Three-body problem for Langevin dynamics with different temperatures

TL;DR

This paper investigates the three-body distribution in a system of Langevin particles at different temperatures, revealing that unlike two-particle cases, the three-particle distribution cannot be simplified to a Boltzmann-like form and depends on all three particles.

Contribution

The study extends the analysis of non-equilibrium particle systems to three-body interactions, showing the limitations of effective temperature descriptions in triplet distributions.

Findings

Three-particle distributions are not Boltzmann-like in general.

Triplet distributions depend on all three particles and their interactions.

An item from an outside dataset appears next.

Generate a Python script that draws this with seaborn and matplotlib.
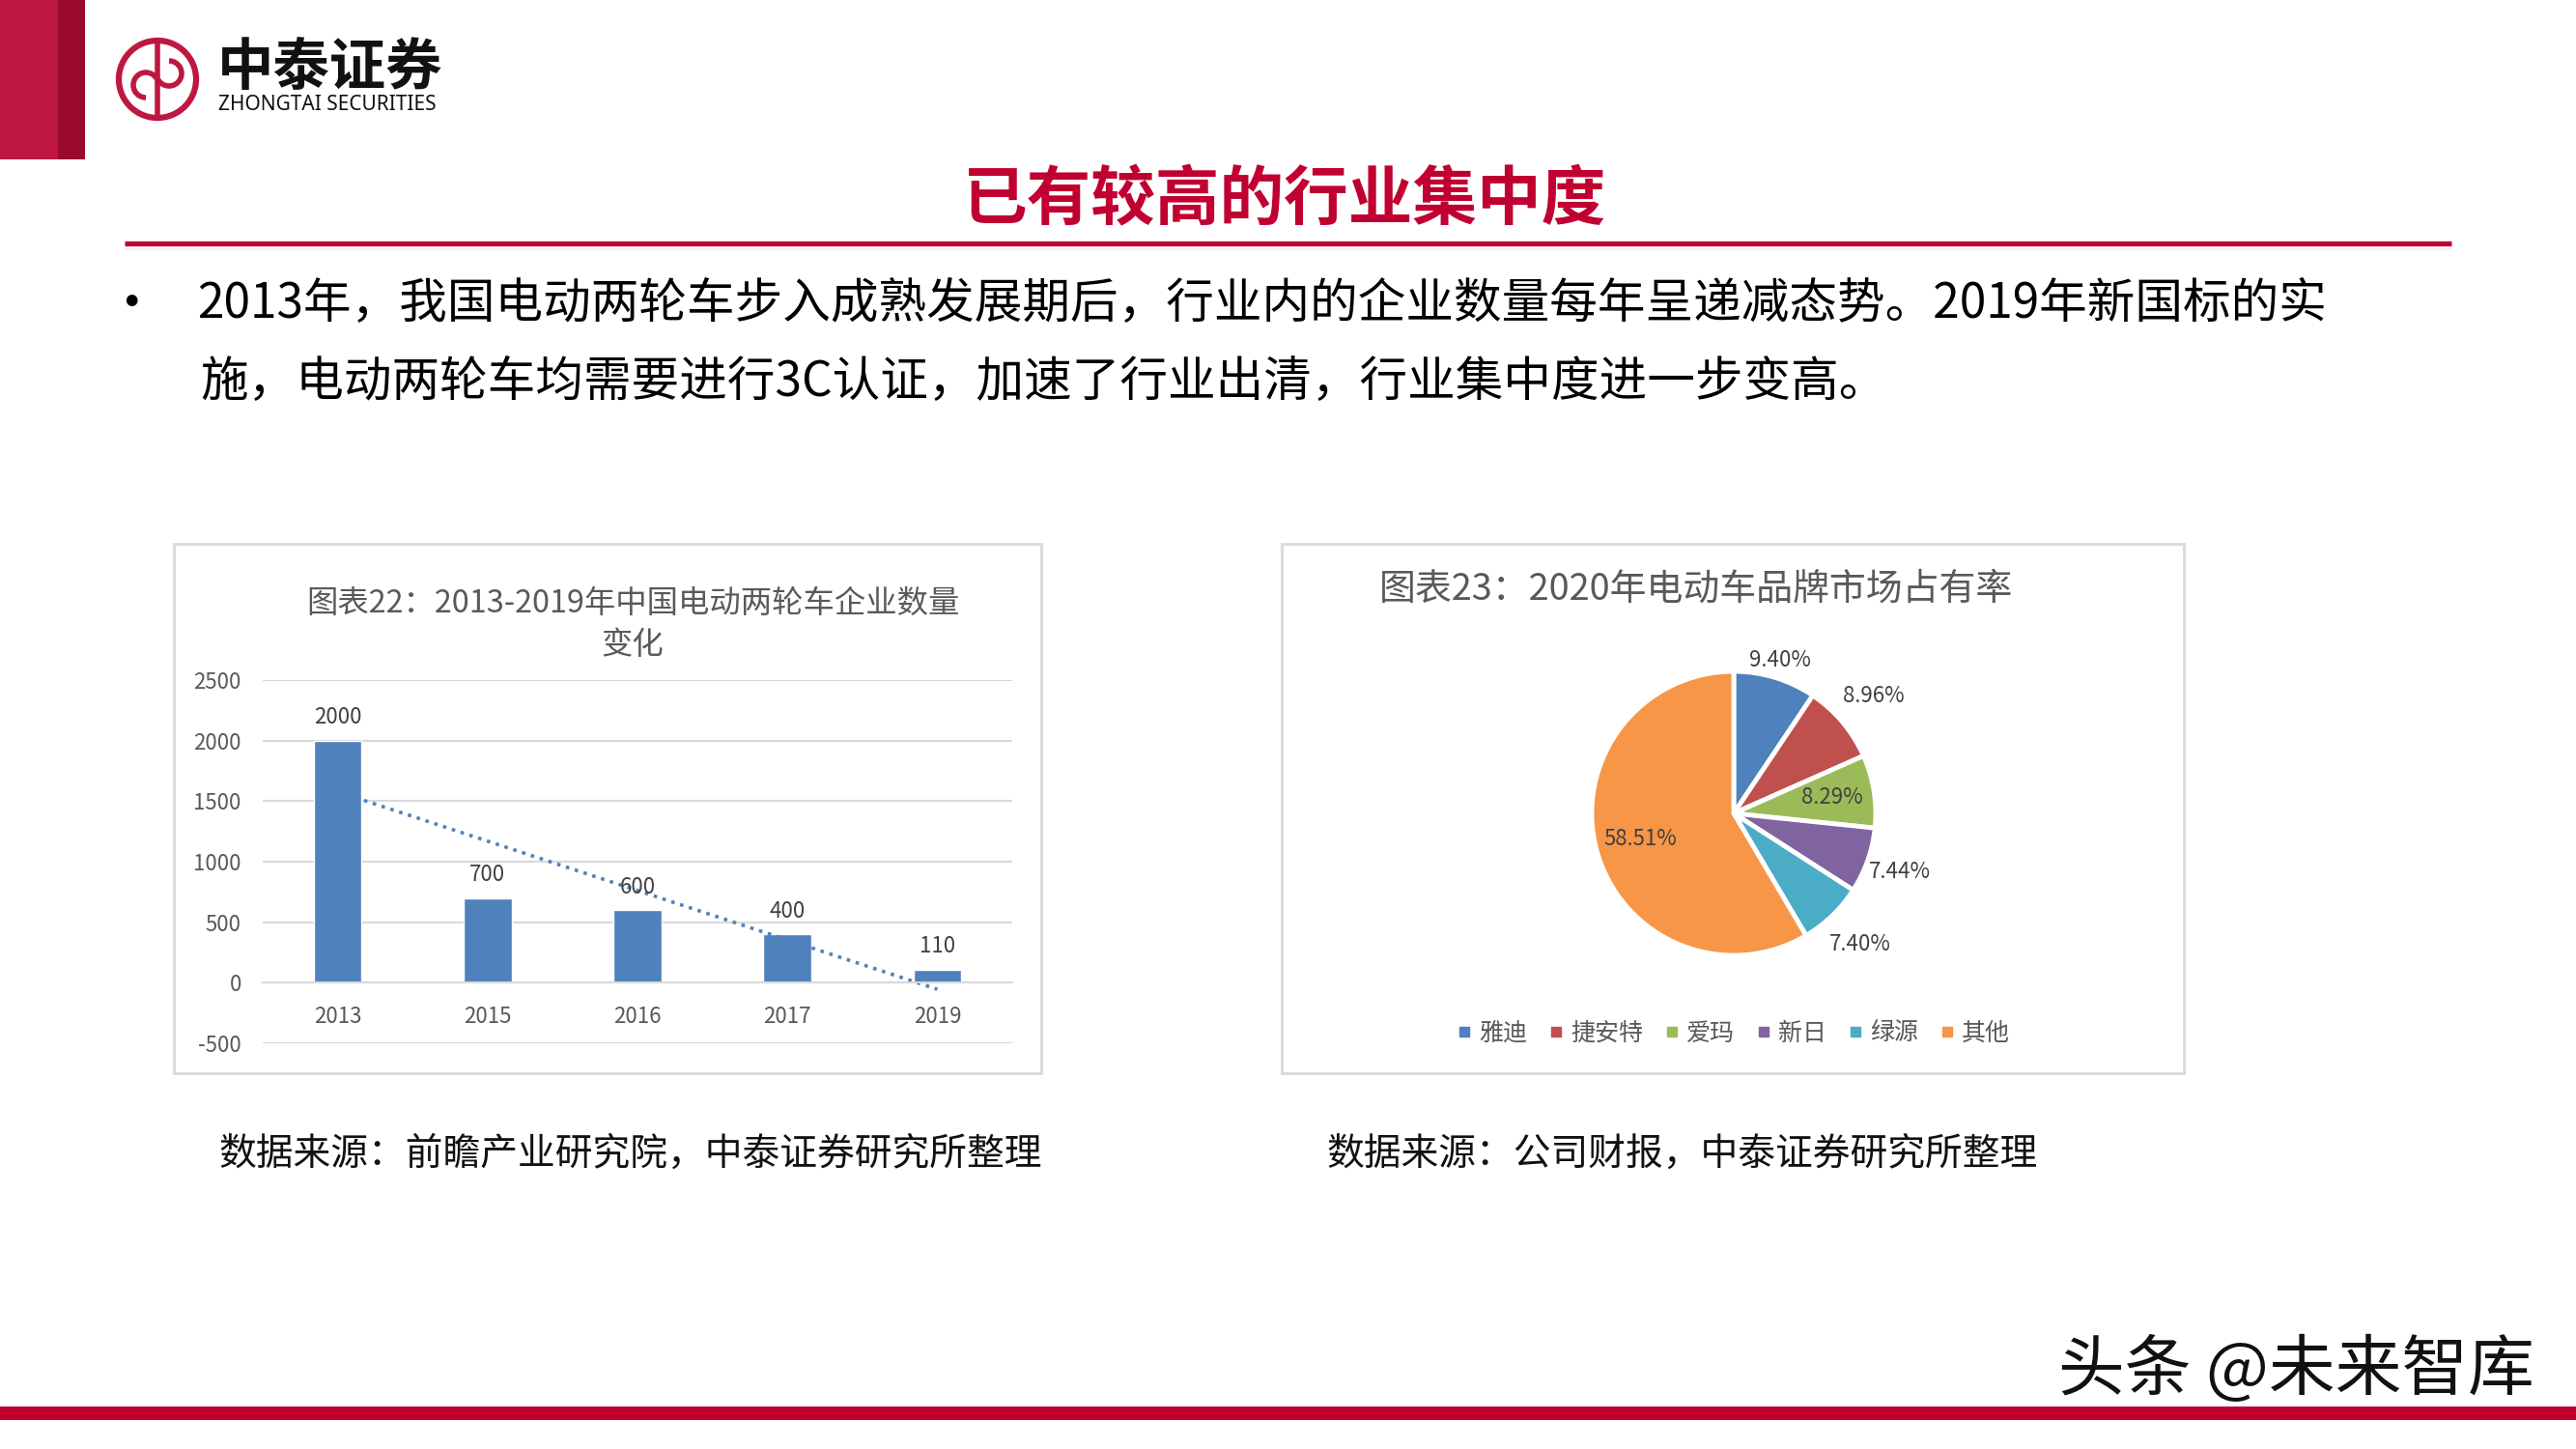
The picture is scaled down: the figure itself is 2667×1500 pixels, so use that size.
import numpy as np
import pandas as pd
import matplotlib.pyplot as plt
import seaborn as sns
from matplotlib.patches import Rectangle, Circle, Arc
from matplotlib.lines import Line2D

# data: chart 22 - number of e-bike makers
years = ['2013', '2015', '2016', '2017', '2019']
companies = [2000, 700, 600, 400, 110]

# data: chart 23 - 2020 brand market share (%)
brands = ['雅迪', '捷安特', '爱玛', '新日', '绿源', '其他']
shares = [9.40, 8.96, 8.29, 7.44, 7.40, 58.51]
share_labels = ['9.40%', '8.96%', '8.29%', '7.44%', '7.40%', '58.51%']

pie_colors = ['#4F81BD', '#C0504D', '#9BBB59', '#8064A2', '#4BACC6', '#F79646']
label_radius = [1.13, 1.29, 0.70, 1.24, 1.28, 0.68]

sns.set_theme(style='white')
plt.rcParams['font.family'] = ['Noto Sans CJK SC', 'DejaVu Sans']
plt.rcParams['axes.unicode_minus'] = False

W, H = 2667, 1500
fig = plt.figure(figsize=(W / 100, H / 100), dpi=100)
fig.patch.set_facecolor('white')

# background layer in pixel coordinates
bg = fig.add_axes([0, 0, 1, 1])
bg.set_xlim(0, W)
bg.set_ylim(H, 0)
bg.axis('off')

red = '#C00030'
gray_txt = '#595959'

# top-left red block
bg.add_patch(Rectangle((0, 0), 60, 165, color='#BE1840', lw=0))
bg.add_patch(Rectangle((60, 0), 28, 165, color='#9A0A2C', lw=0))

# logo
bg.add_patch(Circle((163, 82), 40, fill=False, ec='#BE1840', lw=4.5))
bg.plot([163, 163], [44, 120], color='#BE1840', lw=4)
bg.add_patch(Arc((151, 88), 26, 26, theta1=90, theta2=330, ec='#BE1840', lw=4))
bg.add_patch(Arc((175, 76), 26, 26, theta1=270, theta2=150, ec='#BE1840', lw=4))
bg.text(225, 71, '中泰证券', fontsize=42, fontweight='heavy', color='#111111', va='center', ha='left')
bg.text(226, 108, 'ZHONGTAI SECURITIES', fontsize=15, fontweight='bold', color='#111111',
        va='center', ha='left', family=['Noto Sans', 'DejaVu Sans'])

# page title and rule
bg.text(1330, 208, '已有较高的行业集中度', fontsize=48, fontweight='bold', color=red, ha='center', va='center')
bg.plot([129, 2538], [252, 252], color=red, lw=3.8, solid_capstyle='butt')
bg.plot([129, 2538], [258, 258], color='#EEEEEE', lw=1.2)

# bullet text
bg.text(136, 316, '•', fontsize=40, color='black', ha='center', va='center')
bg.text(204, 315, '2013年，我国电动两轮车步入成熟发展期后，行业内的企业数量每年呈递减态势。2019年新国标的实',
        fontsize=35.7, color='black', ha='left', va='center')
bg.text(207, 395, '施，电动两轮车均需要进行3C认证，加速了行业出清，行业集中度进一步变高。',
        fontsize=35.7, color='black', ha='left', va='center')

# chart frames
bg.add_patch(Rectangle((180, 563), 898, 548, fill=False, ec='#D9D9D9', lw=2))
bg.add_patch(Rectangle((1327, 563), 934, 548, fill=False, ec='#D9D9D9', lw=2))

# chart titles
bg.text(655, 625, '图表22：2013-2019年中国电动两轮车企业数量', fontsize=23.3, color=gray_txt, ha='center', va='center')
bg.text(655, 668, '变化', fontsize=23.3, color=gray_txt, ha='center', va='center')
bg.text(1756, 610, '图表23：2020年电动车品牌市场占有率', fontsize=27.3, color=gray_txt, ha='center', va='center')

# sources
bg.text(226, 1195, '数据来源：前瞻产业研究院，中泰证券研究所整理', fontsize=27.9, color='#111111', ha='left', va='center')
bg.text(1373, 1195, '数据来源：公司财报，中泰证券研究所整理', fontsize=27.9, color='#111111', ha='left', va='center')

# bottom bar and watermark
bg.add_patch(Rectangle((0, 1456), W, 14, color='#C0002A', lw=0))
bg.text(2377, 1420, '头条 @未来智库', fontsize=49.5, color='#111111', ha='center', va='center')

# ---- bar chart ----
ax = fig.add_axes([272 / W, 1 - 1080 / H, 776 / W, 376 / H])
df = pd.DataFrame({'year': years, 'count': companies})
sns.barplot(data=df, x='year', y='count', color='#4F81BD', saturation=1, width=0.32, ax=ax)
sns.regplot(x=np.arange(len(years)), y=companies, scatter=False, ci=None, truncate=True, ax=ax,
            line_kws=dict(color='#4F81BD', ls=':', lw=2.6))
ax.bar_label(ax.containers[0], labels=[str(v) for v in companies], padding=9, fontsize=16, color='#404040')
ax.set_xlim(-0.5, len(years) - 0.5)
ax.set_ylim(-500, 2500)
ax.set_yticks(range(-500, 2501, 500))
ax.yaxis.grid(True, color='#D9D9D9', lw=1.5)
ax.set_axisbelow(True)
for s in ['top', 'right', 'left']:
    ax.spines[s].set_visible(False)
ax.spines['bottom'].set_position(('data', 0))
ax.spines['bottom'].set_color('#D9D9D9')
ax.spines['bottom'].set_linewidth(1.5)
ax.tick_params(axis='y', length=0, pad=16, labelsize=16, labelcolor=gray_txt)
ax.tick_params(axis='x', length=0, pad=17, labelsize=16, labelcolor=gray_txt)
ax.set_xlabel('')
ax.set_ylabel('')
ax.patch.set_alpha(0)

# ---- pie chart ----
R = 147
ext = 1.6
cx, cy = 1795, 842
pax = fig.add_axes([(cx - ext * R) / W, 1 - (cy + ext * R) / H, 2 * ext * R / W, 2 * ext * R / H])
wedges, _ = pax.pie(shares, colors=pie_colors, startangle=90, counterclock=False,
                    wedgeprops=dict(edgecolor='white', linewidth=3.5))
for w, lab, rr in zip(wedges, share_labels, label_radius):
    ang = np.deg2rad((w.theta1 + w.theta2) / 2)
    pax.text(rr * np.cos(ang), rr * np.sin(ang), lab, fontsize=16, color='#404040', ha='center', va='center')
pax.set_xlim(-ext, ext)
pax.set_ylim(-ext, ext)
pax.set_aspect('equal')
pax.axis('off')

handles = [Line2D([], [], marker='s', ls='', color=c, markersize=7) for c in pie_colors]
fig.legend(handles, brands, loc='center', bbox_to_anchor=(1795 / W, 1 - 1070 / H), ncol=6,
           frameon=False, fontsize=18, handlelength=0.6, handletextpad=0.3, columnspacing=0.9,
           labelcolor=gray_txt)

fig.savefig('out.png', dpi=100, facecolor='white')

Two-particle effective temperature models do not extend straightforwardly to three particles.

Abstract

A mixture of Brownian particles at different temperatures has been a useful model for studying the out-of-equilibrium properties of systems made up of microscopic components with differing levels of activity. This model was previously studied analytically for two-particle interactions in the dilute limit, yielding a Boltzmann-like two-particle distribution with an effective temperature. Like the Newtonian two and three-body problems, we ask here whether the two-particle results can be extended to three-particle interactions to get the three-particle distributions. By considering the special solvable case of pairwise quadratic interactions, we show that, unlike the two-particle distribution, the three-particle distribution cannot in general be Boltzmann-like with an effective temperature. We instead find that the steady state distribution of any two particles in a triplet depends on the properties of and interactions with the third particle, leading to some unexpected behaviors not present in equilibrium.